On the film, from Wikipedia:


(#7) A poster for the movie

Harvey is a 1950 comedy-drama film based on Mary Chase’s play of the same name, directed by Henry Koster, and starring James Stewart and Josephine Hull. The story is about a man [Elwood P. Dowd] whose best friend is a pooka named Harvey – in the form of a six-foot, three-and-a-half-inch tall invisible rabbit.

The Harvey in #6 is only too visible.

Palm-greasing in One Big Happy. Ruthie and Joe in OBH are often notable for their ignorance of relatively rare or specialized expressions in English, an ignorance that typically goes along with their lack of experience with the referents of these expressions (art works, for instance). In #4, they exhibit a surprising acquaintance with a cultural practice, the use of money to smooth service (“cash talks”). In plain terms, (small-scale) bribery to facilitate service, a practice sometimes referred to as palm-greasing. From NOAD:

idiom grease the palm of: informal bribe (someone). [grease expressing the sense ‘cause to run smoothly’ and palm, by association with the taking of money.]

The kid’s dad uses the combination of idioms slip s.o. a fiver. From GDoS:

slip v2 1. to give, to hand over [first cite:] 1868 Reade & Boucicoult. Foul Play I 68: She is as beautiful as an angel, and rich enough to slip a fiver into Dick Hexham’s hands.

The entry doesn’t capture the suggestion of furtiveness that often accompanies such transactions, and it doesn’t make it clear that this use of slip has most of the syntax of give (slip/give RECIPIENT TRANSFERRED-OBJECT / slip/give TRANSFERRED-OBJECT to RECIPIENT etc.).

And from NOAD:

noun fiver: informal: North American a five-dollar bill. British a five-pound note.

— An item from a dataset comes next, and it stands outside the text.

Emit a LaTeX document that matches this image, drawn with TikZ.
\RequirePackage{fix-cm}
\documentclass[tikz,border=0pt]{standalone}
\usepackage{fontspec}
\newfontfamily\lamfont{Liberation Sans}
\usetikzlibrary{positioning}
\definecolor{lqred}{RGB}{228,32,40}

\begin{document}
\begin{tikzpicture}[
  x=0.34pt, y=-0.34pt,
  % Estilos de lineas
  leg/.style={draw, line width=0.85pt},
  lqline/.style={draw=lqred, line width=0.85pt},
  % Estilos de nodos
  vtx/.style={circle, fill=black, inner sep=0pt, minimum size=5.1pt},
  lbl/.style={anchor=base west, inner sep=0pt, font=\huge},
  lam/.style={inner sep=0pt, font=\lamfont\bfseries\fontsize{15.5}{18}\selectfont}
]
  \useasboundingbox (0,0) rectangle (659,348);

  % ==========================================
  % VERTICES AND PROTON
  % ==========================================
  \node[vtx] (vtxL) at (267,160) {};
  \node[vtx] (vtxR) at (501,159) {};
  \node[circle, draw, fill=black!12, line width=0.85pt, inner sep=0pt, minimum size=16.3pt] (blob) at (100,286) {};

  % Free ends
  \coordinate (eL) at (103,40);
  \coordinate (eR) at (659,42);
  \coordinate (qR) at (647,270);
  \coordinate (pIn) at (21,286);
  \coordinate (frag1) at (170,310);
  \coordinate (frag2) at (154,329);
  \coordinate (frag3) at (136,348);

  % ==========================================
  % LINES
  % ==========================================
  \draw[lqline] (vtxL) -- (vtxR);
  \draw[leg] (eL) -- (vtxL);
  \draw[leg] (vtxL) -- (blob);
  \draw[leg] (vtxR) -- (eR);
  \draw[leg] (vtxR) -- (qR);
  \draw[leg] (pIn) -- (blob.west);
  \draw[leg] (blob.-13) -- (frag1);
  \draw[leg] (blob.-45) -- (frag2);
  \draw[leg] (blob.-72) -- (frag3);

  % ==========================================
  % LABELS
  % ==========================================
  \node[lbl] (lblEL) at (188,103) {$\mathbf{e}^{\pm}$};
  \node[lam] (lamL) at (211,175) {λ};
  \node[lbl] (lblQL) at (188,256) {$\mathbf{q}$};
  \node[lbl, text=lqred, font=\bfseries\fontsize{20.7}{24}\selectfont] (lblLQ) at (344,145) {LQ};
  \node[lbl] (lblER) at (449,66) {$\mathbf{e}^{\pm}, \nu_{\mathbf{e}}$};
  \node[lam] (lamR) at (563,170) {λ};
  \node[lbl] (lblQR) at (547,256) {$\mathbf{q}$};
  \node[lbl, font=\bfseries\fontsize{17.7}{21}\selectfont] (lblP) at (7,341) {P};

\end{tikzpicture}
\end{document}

Alice’s description of bad writing. In the Dilbert in #5, Alice hits on a wonderfully vivid way of telling her boss that the writing in his plan is appalling. In the context, too vivid a way.

We’re not given a sample of the boss’s writing, but we might suspect him of thesaurisizing and of reaching for unnecessary jargon. That would produce an effect like a monkey’s vomiting on a dictionary.